## START Raw data

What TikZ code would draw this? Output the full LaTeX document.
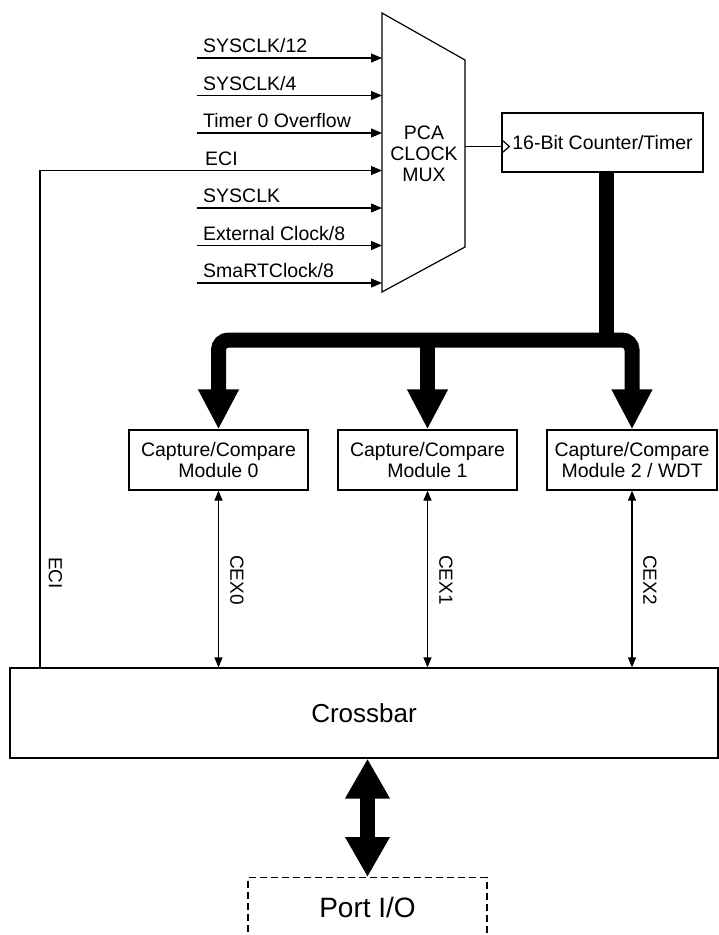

## END Raw data
## START Raw data

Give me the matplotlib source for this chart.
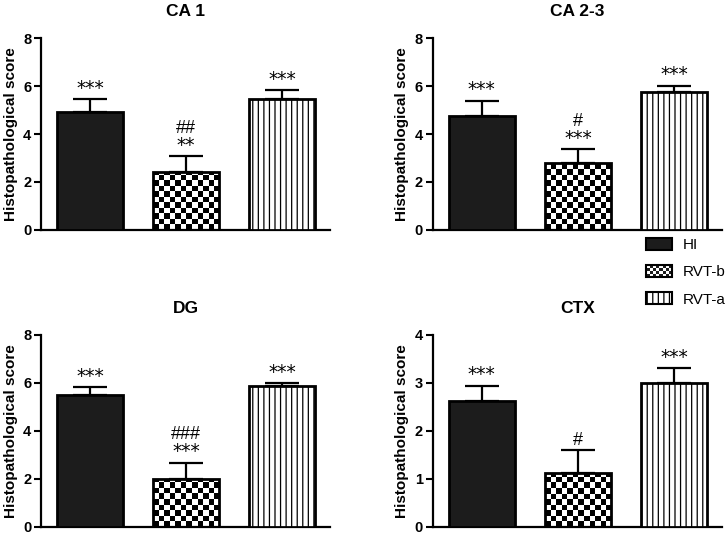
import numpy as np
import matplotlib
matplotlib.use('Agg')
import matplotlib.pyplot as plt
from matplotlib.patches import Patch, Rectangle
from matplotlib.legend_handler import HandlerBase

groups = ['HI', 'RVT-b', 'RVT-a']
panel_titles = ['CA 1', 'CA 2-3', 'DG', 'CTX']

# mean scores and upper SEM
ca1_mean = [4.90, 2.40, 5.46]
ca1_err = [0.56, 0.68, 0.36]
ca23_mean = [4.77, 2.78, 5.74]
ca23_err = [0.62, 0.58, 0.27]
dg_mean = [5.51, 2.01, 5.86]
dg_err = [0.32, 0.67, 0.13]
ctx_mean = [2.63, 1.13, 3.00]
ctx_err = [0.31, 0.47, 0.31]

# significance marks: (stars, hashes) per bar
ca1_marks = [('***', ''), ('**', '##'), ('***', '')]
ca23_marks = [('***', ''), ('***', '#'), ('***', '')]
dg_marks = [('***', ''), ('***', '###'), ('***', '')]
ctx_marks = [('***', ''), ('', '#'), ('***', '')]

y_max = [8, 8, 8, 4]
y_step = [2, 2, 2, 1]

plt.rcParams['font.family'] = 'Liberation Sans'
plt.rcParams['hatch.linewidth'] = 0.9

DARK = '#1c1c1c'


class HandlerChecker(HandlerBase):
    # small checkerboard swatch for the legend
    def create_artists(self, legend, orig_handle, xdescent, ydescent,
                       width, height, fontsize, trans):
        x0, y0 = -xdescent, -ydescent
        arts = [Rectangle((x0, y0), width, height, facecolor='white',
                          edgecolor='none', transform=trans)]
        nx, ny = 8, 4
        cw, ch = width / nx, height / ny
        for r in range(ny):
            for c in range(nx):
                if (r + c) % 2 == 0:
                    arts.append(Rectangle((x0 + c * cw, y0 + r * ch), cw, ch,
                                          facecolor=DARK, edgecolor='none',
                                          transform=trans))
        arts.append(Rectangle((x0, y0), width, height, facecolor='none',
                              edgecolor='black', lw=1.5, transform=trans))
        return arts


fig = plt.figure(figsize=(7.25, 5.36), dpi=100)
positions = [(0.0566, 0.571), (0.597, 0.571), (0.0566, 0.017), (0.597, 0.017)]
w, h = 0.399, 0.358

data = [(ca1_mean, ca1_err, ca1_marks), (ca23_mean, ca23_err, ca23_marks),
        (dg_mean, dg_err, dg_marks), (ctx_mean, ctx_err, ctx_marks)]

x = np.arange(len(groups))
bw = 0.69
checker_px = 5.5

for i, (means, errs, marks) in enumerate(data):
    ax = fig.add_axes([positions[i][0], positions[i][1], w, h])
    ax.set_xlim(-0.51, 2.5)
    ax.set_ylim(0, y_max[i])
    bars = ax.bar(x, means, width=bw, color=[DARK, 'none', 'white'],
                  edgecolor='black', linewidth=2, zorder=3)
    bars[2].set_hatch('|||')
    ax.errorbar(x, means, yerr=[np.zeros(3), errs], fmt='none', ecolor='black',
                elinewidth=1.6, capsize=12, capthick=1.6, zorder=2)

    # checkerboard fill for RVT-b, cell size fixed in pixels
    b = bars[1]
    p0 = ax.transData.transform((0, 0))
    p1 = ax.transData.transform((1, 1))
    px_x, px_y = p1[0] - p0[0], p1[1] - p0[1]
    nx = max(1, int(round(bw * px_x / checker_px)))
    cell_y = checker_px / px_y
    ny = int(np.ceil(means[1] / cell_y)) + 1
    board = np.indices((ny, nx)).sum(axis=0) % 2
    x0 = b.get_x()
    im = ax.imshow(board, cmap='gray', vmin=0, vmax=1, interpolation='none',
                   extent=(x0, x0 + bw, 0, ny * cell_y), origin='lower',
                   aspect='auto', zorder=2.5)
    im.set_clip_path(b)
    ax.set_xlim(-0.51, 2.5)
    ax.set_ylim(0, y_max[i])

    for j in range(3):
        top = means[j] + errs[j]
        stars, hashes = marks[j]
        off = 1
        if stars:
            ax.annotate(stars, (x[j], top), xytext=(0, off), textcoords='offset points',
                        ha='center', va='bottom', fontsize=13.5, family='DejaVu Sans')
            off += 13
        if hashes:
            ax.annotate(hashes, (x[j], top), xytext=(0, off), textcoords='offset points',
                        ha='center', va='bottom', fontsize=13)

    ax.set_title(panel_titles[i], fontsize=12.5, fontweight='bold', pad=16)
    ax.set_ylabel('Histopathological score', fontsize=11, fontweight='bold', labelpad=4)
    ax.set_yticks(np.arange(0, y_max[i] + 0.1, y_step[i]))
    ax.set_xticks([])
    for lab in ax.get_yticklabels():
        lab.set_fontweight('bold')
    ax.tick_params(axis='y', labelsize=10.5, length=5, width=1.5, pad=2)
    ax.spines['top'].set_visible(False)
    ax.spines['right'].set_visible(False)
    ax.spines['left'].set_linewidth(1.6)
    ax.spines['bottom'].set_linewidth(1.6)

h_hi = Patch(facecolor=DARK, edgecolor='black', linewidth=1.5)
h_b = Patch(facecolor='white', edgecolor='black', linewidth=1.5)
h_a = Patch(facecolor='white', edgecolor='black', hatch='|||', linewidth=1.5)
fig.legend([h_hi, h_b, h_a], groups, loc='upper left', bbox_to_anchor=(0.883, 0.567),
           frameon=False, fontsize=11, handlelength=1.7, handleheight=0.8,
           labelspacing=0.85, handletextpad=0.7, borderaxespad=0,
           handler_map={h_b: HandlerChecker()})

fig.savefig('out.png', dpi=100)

## END Raw data

#### Stated exercise:
Go to the line that contains "Give me the matplotlib source for this chart." and copy from there down to the line that contains "DARK = '#1c1c1c'", with both lines included. Pass over the pictures.

#### The reply:
Give me the matplotlib source for this chart.
import numpy as np
import matplotlib
matplotlib.use('Agg')
import matplotlib.pyplot as plt
from matplotlib.patches import Patch, Rectangle
from matplotlib.legend_handler import HandlerBase

groups = ['HI', 'RVT-b', 'RVT-a']
panel_titles = ['CA 1', 'CA 2-3', 'DG', 'CTX']

# mean scores and upper SEM
ca1_mean = [4.90, 2.40, 5.46]
ca1_err = [0.56, 0.68, 0.36]
ca23_mean = [4.77, 2.78, 5.74]
ca23_err = [0.62, 0.58, 0.27]
dg_mean = [5.51, 2.01, 5.86]
dg_err = [0.32, 0.67, 0.13]
ctx_mean = [2.63, 1.13, 3.00]
ctx_err = [0.31, 0.47, 0.31]

# significance marks: (stars, hashes) per bar
ca1_marks = [('***', ''), ('**', '##'), ('***', '')]
ca23_marks = [('***', ''), ('***', '#'), ('***', '')]
dg_marks = [('***', ''), ('***', '###'), ('***', '')]
ctx_marks = [('***', ''), ('', '#'), ('***', '')]

y_max = [8, 8, 8, 4]
y_step = [2, 2, 2, 1]

plt.rcParams['font.family'] = 'Liberation Sans'
plt.rcParams['hatch.linewidth'] = 0.9

DARK = '#1c1c1c'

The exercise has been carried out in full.